— SET TASK —
Pictures stay out of this copy, which runs from the first line of the material through the line containing "const yTicks = [0, 5000, 10000, 15000, 20000, 25000, 30000];".

— DATASET CONTENT —

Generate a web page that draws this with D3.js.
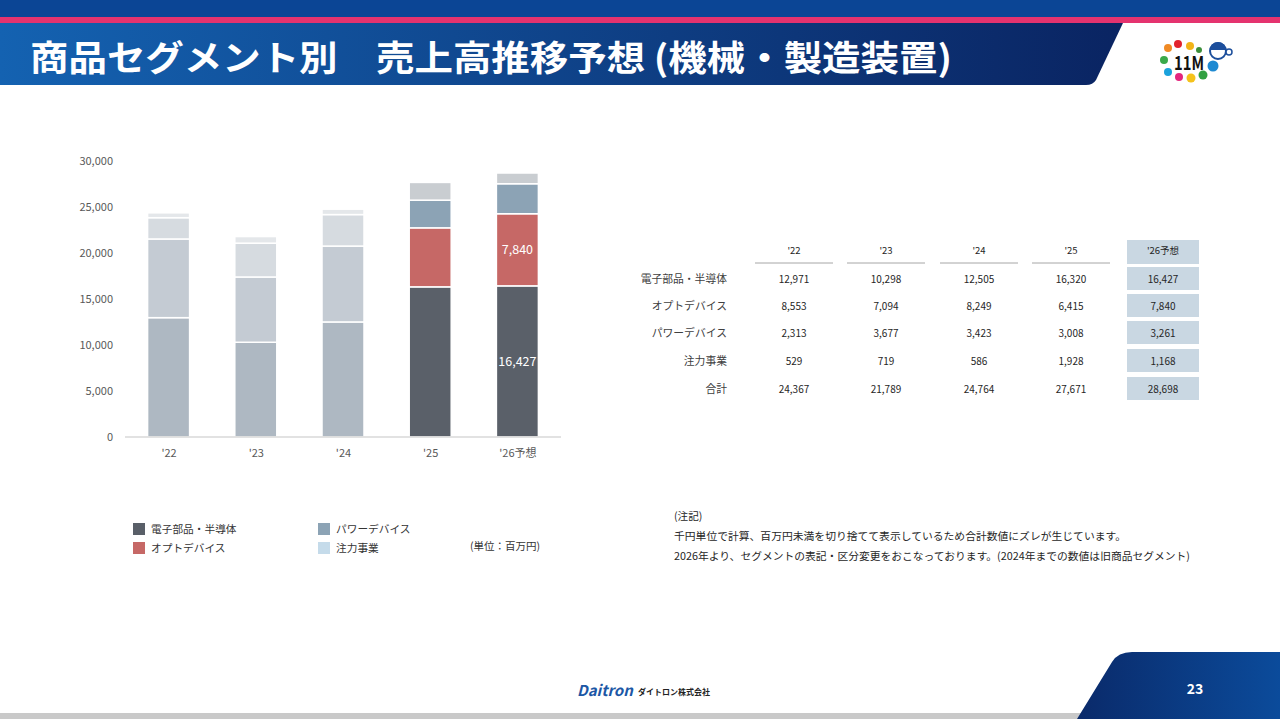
<!DOCTYPE html>
<html>
<head>
<meta charset="utf-8">
<script src="https://cdn.jsdelivr.net/npm/d3@7"></script>
<style>
  html, body { margin: 0; padding: 0; background: #fff; }
  svg text { font-family: "Noto Sans CJK JP", "Noto Sans", sans-serif; }
</style>
</head>
<body>
<div id="slide"></div>
<script>
// データ (単位: 百万円)
const years = ["'22", "'23", "'24", "'25", "'26予想"];
const segments = ["電子部品・半導体", "オプトデバイス", "パワーデバイス", "注力事業"];
const electronic = [12971, 10298, 12505, 16320, 16427];
const opto = [8553, 7094, 8249, 6415, 7840];
const power = [2313, 3677, 3423, 3008, 3261];
const focus = [529, 719, 586, 1928, 1168];
const totals = [24367, 21789, 24764, 27671, 28698];
const yTicks = [0, 5000, 10000, 15000, 20000, 25000, 30000];

const W = 1280, H = 719;
const svg = d3.select("#slide").append("svg")
    .attr("width", W)
    .attr("height", H);

const defs = svg.append("defs");
const gTitle = defs.append("linearGradient").attr("id", "gTitle");
gTitle.append("stop").attr("offset", "0%").attr("stop-color", "#1462b1");
gTitle.append("stop").attr("offset", "100%").attr("stop-color", "#0a2462");
const gFoot = defs.append("linearGradient").attr("id", "gFoot");
gFoot.append("stop").attr("offset", "0%").attr("stop-color", "#0a2a6a");
gFoot.append("stop").attr("offset", "100%").attr("stop-color", "#0b4b9b");

// ヘッダー
svg.append("rect").attr("x", 0).attr("y", 0).attr("width", W).attr("height", 18).attr("fill", "#0b4595");
svg.append("rect").attr("x", 0).attr("y", 17).attr("width", W).attr("height", 6).attr("fill", "#e4336f");
svg.append("path")
    .attr("d", "M0,23 L1123,23 L1096,80 Q1093,85 1086,85 L0,85 Z")
    .attr("fill", "url(#gTitle)");
svg.append("text")
    .attr("x", 30).attr("y", 71)
    .attr("fill", "#fff")
    .attr("font-size", 35)
    .attr("font-weight", "bold")
    .attr("textLength", 922)
    .attr("lengthAdjust", "spacingAndGlyphs")
    .text("商品セグメント別　売上高推移予想 (機械・製造装置)");

// ロゴ (右上)
const logo = svg.append("g");
[[1168, 48, 4, "#f08a24"], [1178, 44, 4, "#e2232e"], [1190, 46, 4, "#f2b418"], [1199, 50, 3, "#3c8f3a"],
 [1164, 60, 4, "#3aa94a"], [1168, 72, 4, "#1aa2dc"], [1179, 77, 4, "#e4267e"], [1191, 78, 4.5, "#f5c21b"],
 [1203, 75, 4.5, "#32a042"], [1213, 66, 5.5, "#1e8ad2"]].forEach(d => {
    logo.append("circle").attr("cx", d[0]).attr("cy", d[1]).attr("r", d[2]).attr("fill", d[3]);
});
logo.append("text").attr("x", 1174).attr("y", 70).attr("font-size", 19).attr("font-weight", "bold")
    .attr("fill", "#111").attr("textLength", 30).attr("lengthAdjust", "spacingAndGlyphs").text("11M");
logo.append("circle").attr("cx", 1218).attr("cy", 51).attr("r", 8).attr("fill", "#fff").attr("stroke", "#1d4f9c").attr("stroke-width", 2);
logo.append("path").attr("d", "M1210,50 A8,8 0 0 1 1226,50 Z").attr("fill", "#1d4f9c");
logo.append("circle").attr("cx", 1229).attr("cy", 52).attr("r", 3).attr("fill", "#fff").attr("stroke", "#1d4f9c").attr("stroke-width", 1.5);

// 棒グラフ
const x = d3.scalePoint().domain(years).range([125, 561]).padding(0.5);
const y = d3.scaleLinear().domain([0, 30000]).range([437, 161]);
const barW = 42;

const oldColors = ["#aeb8c2", "#c4cbd3", "#d6dbe0", "#e4e7ea"];
const newColors = ["#5a6069", "#c66866", "#8ca3b5", "#c9cdd1"];
const legendColors = ["#595f68", "#c66866", "#8ca3b5", "#c5dbea"];

const rows = years.map((yr, i) => ({
    year: yr, i: i,
    s0: electronic[i], s1: opto[i], s2: power[i], s3: focus[i]
}));
const stack = d3.stack().keys(["s0", "s1", "s2", "s3"])(rows);

svg.append("g")
    .attr("transform", "translate(120,0)")
    .call(d3.axisLeft(y).tickValues(yTicks).tickSize(0).tickFormat(d3.format(",")))
    .call(g => g.select(".domain").remove())
    .call(g => g.selectAll("text").attr("fill", "#595959").attr("font-size", 11)
        .attr("font-family", "Liberation Sans, sans-serif").attr("x", -7));

stack.forEach((layer, k) => {
    svg.append("g").selectAll("rect")
        .data(layer)
        .join("rect")
        .attr("x", d => x(d.data.year) - barW / 2)
        .attr("y", d => y(d[1]))
        .attr("width", barW)
        .attr("height", d => y(d[0]) - y(d[1]))
        .attr("fill", d => d.data.i >= 3 ? newColors[k] : oldColors[k])
        .attr("stroke", "#fff")
        .attr("stroke-width", 1.5);
});

svg.append("line")
    .attr("x1", 125).attr("x2", 561)
    .attr("y1", y(0)).attr("y2", y(0))
    .attr("stroke", "#d9d9d9").attr("stroke-width", 1.5);

svg.append("g")
    .attr("transform", `translate(0,${y(0)})`)
    .call(d3.axisBottom(x).tickSize(0))
    .call(g => g.select(".domain").remove())
    .call(g => g.selectAll("text").attr("fill", "#595959").attr("font-size", 11).attr("dy", "1.5em"));

// '26予想 のラベル
const last = years.length - 1;
[[0, electronic[last]], [1, opto[last]]].forEach(([k, v]) => {
    const seg = stack[k][last];
    svg.append("text")
        .attr("x", x(years[last]))
        .attr("y", (y(seg[0]) + y(seg[1])) / 2)
        .attr("dy", "0.36em")
        .attr("text-anchor", "middle")
        .attr("fill", "#fff")
        .attr("font-size", 12.5)
        .text(d3.format(",")(v));
});

// 凡例
const legendPos = [[133, 529], [133, 548], [318, 529], [318, 548]];
segments.forEach((s, k) => {
    const [lx, ly] = legendPos[k];
    svg.append("rect").attr("x", lx).attr("y", ly - 6).attr("width", 12).attr("height", 12).attr("fill", legendColors[k]);
    svg.append("text").attr("x", lx + 18).attr("y", ly).attr("dy", "0.35em")
        .attr("font-size", 10.7).attr("fill", "#333").text(s);
});
svg.append("text").attr("x", 470).attr("y", 546).attr("dy", "0.35em")
    .attr("font-size", 10.5).attr("fill", "#333").text("(単位：百万円)");

// 表
const colX = [794, 886, 979, 1071, 1163];
const headY = 251;
const rowY = [279, 306, 333, 361, 389];
const tableLabels = segments.concat(["合計"]);
const tableValues = [electronic, opto, power, focus, totals];

const tbl = svg.append("g").attr("font-size", 10).attr("fill", "#262626");
tbl.append("rect").attr("x", colX[4] - 36).attr("y", headY - 11).attr("width", 72).attr("height", 24).attr("fill", "#c9d7e2");
rowY.forEach(ry => {
    tbl.append("rect").attr("x", colX[4] - 36).attr("y", ry - 12).attr("width", 72).attr("height", 23).attr("fill", "#c9d7e2");
});
years.forEach((yr, j) => {
    tbl.append("text").attr("x", colX[j]).attr("y", headY).attr("dy", "0.35em")
        .attr("text-anchor", "middle").attr("font-size", 9.5).text(yr);
    if (j < 4) {
        tbl.append("line").attr("x1", colX[j] - 39).attr("x2", colX[j] + 39)
            .attr("y1", headY + 12).attr("y2", headY + 12)
            .attr("stroke", "#a6a6a6").attr("stroke-width", 1);
    }
});
tableLabels.forEach((lab, r) => {
    tbl.append("text").attr("x", 727).attr("y", rowY[r]).attr("dy", "0.35em")
        .attr("text-anchor", "end").attr("fill", "#404040").attr("font-size", 10.8).text(lab);
    tableValues[r].forEach((v, j) => {
        tbl.append("text").attr("x", colX[j]).attr("y", rowY[r]).attr("dy", "0.35em")
            .attr("text-anchor", "middle").text(d3.format(",")(v));
    });
});

// 注記
const notes = ["(注記)",
    "千円単位で計算、百万円未満を切り捨てて表示しているため合計数値にズレが生じています。",
    "2026年より、セグメントの表記・区分変更をおこなっております。(2024年までの数値は旧商品セグメント)"];
const noteLen = [null, 452, 516];
notes.forEach((t, i) => {
    const nt = svg.append("text").attr("x", 674).attr("y", 516 + i * 20).attr("dy", "0.35em")
        .attr("font-size", 10.6).attr("fill", "#262626").text(t);
    if (noteLen[i]) nt.attr("textLength", noteLen[i]).attr("lengthAdjust", "spacingAndGlyphs");
});

// フッター
svg.append("rect").attr("x", 0).attr("y", 713).attr("width", W).attr("height", 6).attr("fill", "#c9c9c9");
svg.append("path")
    .attr("d", "M1077,719 L1112,662 Q1118,652 1132,652 L1280,652 L1280,719 Z")
    .attr("fill", "url(#gFoot)");
svg.append("text").attr("x", 1195).attr("y", 689).attr("dy", "0.35em").attr("text-anchor", "middle")
    .attr("font-size", 14).attr("font-weight", "bold").attr("fill", "#fff").text("23");
svg.append("text").attr("x", 577).attr("y", 696)
    .attr("font-size", 15).attr("font-weight", "bold").attr("font-style", "italic")
    .attr("font-family", "Liberation Sans, sans-serif")
    .attr("fill", "#1c57a5").text("Daitron");
svg.append("text").attr("x", 638).attr("y", 695)
    .attr("font-size", 8).attr("fill", "#222").attr("font-weight", "bold").text("ダイトロン株式会社");
</script>
</body>
</html>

— WRITTEN ANSWER —
Generate a web page that draws this with D3.js.
<!DOCTYPE html>
<html>
<head>
<meta charset="utf-8">
<script src="https://cdn.jsdelivr.net/npm/d3@7"></script>
<style>
  html, body { margin: 0; padding: 0; background: #fff; }
  svg text { font-family: "Noto Sans CJK JP", "Noto Sans", sans-serif; }
</style>
</head>
<body>
<div id="slide"></div>
<script>
// データ (単位: 百万円)
const years = ["'22", "'23", "'24", "'25", "'26予想"];
const segments = ["電子部品・半導体", "オプトデバイス", "パワーデバイス", "注力事業"];
const electronic = [12971, 10298, 12505, 16320, 16427];
const opto = [8553, 7094, 8249, 6415, 7840];
const power = [2313, 3677, 3423, 3008, 3261];
const focus = [529, 719, 586, 1928, 1168];
const totals = [24367, 21789, 24764, 27671, 28698];
const yTicks = [0, 5000, 10000, 15000, 20000, 25000, 30000];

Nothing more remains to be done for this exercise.